=== Task ===
Starting with the first line of the listing, quote each line exactly until and including the one with "return (B - v) / ph", leaving pictures out.

=== Material ===
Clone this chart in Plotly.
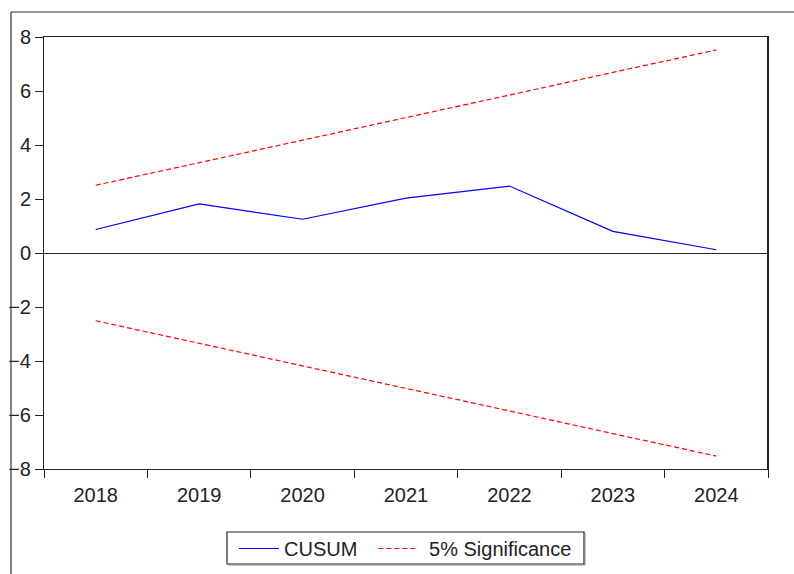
import plotly.graph_objects as go

# CUSUM test with 5% significance bounds
years = ["2018", "2019", "2020", "2021", "2022", "2023", "2024"]
cusum = [0.87, 1.82, 1.25, 2.03, 2.48, 0.80, 0.12]
upper_bound = [2.51, 3.34, 4.18, 5.02, 5.85, 6.69, 7.52]
lower_bound = [-2.51, -3.34, -4.18, -5.02, -5.85, -6.69, -7.52]

W, H = 794, 574
L, R, T, B = 44, 768, 37, 469
FONT = "Liberation Sans, Arial, sans-serif"
INK = "#222222"

fig = go.Figure()
fig.add_trace(go.Scatter(
    x=years, y=cusum, mode="lines", name="CUSUM\u00a0\u00a0",
    line=dict(color="#0000ff", width=1.2),
))
fig.add_trace(go.Scatter(
    x=years, y=upper_bound, mode="lines", name="\u00a05% Significance",
    line=dict(color="#ff0000", width=1.2, dash="5px,3px"),
))
fig.add_trace(go.Scatter(
    x=years, y=lower_bound, mode="lines", name="5% Significance",
    showlegend=False,
    line=dict(color="#ff0000", width=1.2, dash="5px,3px"),
))

pw, ph = R - L, B - T

def px_x(v):
    return (v - L) / pw

def px_y(v):
    return (B - v) / ph

shapes = [
    # outer frame (top and left edges)
    dict(type="line", xref="paper", yref="paper",
         x0=px_x(11), x1=px_x(W + 5), y0=px_y(12), y1=px_y(12),
         line=dict(color="#333333", width=1.2)),
    dict(type="line", xref="paper", yref="paper",
         x0=px_x(11), x1=px_x(11), y0=px_y(12), y1=px_y(H + 5),
         line=dict(color="#333333", width=1.2)),
    # heavier right edge of the plot box
    dict(type="line", xref="paper", yref="paper",
         x0=1, x1=1, y0=0, y1=1,
         line=dict(color=INK, width=2)),
    # legend frame with a slight shadow on the lower/right sides
    dict(type="rect", xref="paper", yref="paper", layer="below",
         x0=px_x(227), x1=px_x(584), y0=px_y(532), y1=px_y(564),
         line=dict(color=INK, width=1.2), fillcolor="white"),
    dict(type="line", xref="paper", yref="paper", layer="below",
         x0=px_x(228), x1=px_x(585), y0=px_y(565), y1=px_y(565),
         line=dict(color="#888888", width=1)),
    dict(type="line", xref="paper", yref="paper", layer="below",
         x0=px_x(585), x1=px_x(585), y0=px_y(533), y1=px_y(565),
         line=dict(color="#888888", width=1)),
]

fig.update_layout(
    width=W, height=H,
    margin=dict(l=L, r=W - R, t=T, b=H - B, autoexpand=False),
    paper_bgcolor="white", plot_bgcolor="white",
    font=dict(family=FONT, size=20, color=INK),
    showlegend=True,
    legend=dict(
        orientation="h", x=px_x(233), xanchor="left",
        y=px_y(528), yanchor="top",
        borderwidth=1, bordercolor="rgba(0,0,0,0)", bgcolor="rgba(0,0,0,0)",
        font=dict(family=FONT, size=20, color=INK),
        itemwidth=40, tracegroupgap=0,
    ),
    shapes=shapes,
    xaxis=dict(
        type="category", range=[-0.5, 6.5], automargin=False,
        tickson="boundaries", ticks="outside", ticklen=8,
        tickcolor=INK, tickwidth=1, ticklabelstandoff=8,
        showline=True, linecolor=INK, linewidth=1, mirror=True,
        showgrid=False, zeroline=False,
        tickfont=dict(family=FONT, size=20, color=INK),
    ),
    yaxis=dict(
        range=[-8, 8], dtick=2, tick0=0, automargin=False,
        ticks="outside", ticklen=8, tickcolor=INK, tickwidth=1,
        ticklabelstandoff=0,
        showline=True, linecolor=INK, linewidth=1, mirror=True,
        showgrid=False,
        zeroline=True, zerolinecolor=INK, zerolinewidth=1,
        tickfont=dict(family=FONT, size=20, color=INK),
    ),
)

fig.write_html("out.html")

=== Final result ===
Clone this chart in Plotly.
import plotly.graph_objects as go

# CUSUM test with 5% significance bounds
years = ["2018", "2019", "2020", "2021", "2022", "2023", "2024"]
cusum = [0.87, 1.82, 1.25, 2.03, 2.48, 0.80, 0.12]
upper_bound = [2.51, 3.34, 4.18, 5.02, 5.85, 6.69, 7.52]
lower_bound = [-2.51, -3.34, -4.18, -5.02, -5.85, -6.69, -7.52]

W, H = 794, 574
L, R, T, B = 44, 768, 37, 469
FONT = "Liberation Sans, Arial, sans-serif"
INK = "#222222"

fig = go.Figure()
fig.add_trace(go.Scatter(
    x=years, y=cusum, mode="lines", name="CUSUM\u00a0\u00a0",
    line=dict(color="#0000ff", width=1.2),
))
fig.add_trace(go.Scatter(
    x=years, y=upper_bound, mode="lines", name="\u00a05% Significance",
    line=dict(color="#ff0000", width=1.2, dash="5px,3px"),
))
fig.add_trace(go.Scatter(
    x=years, y=lower_bound, mode="lines", name="5% Significance",
    showlegend=False,
    line=dict(color="#ff0000", width=1.2, dash="5px,3px"),
))

pw, ph = R - L, B - T

def px_x(v):
    return (v - L) / pw

def px_y(v):
    return (B - v) / ph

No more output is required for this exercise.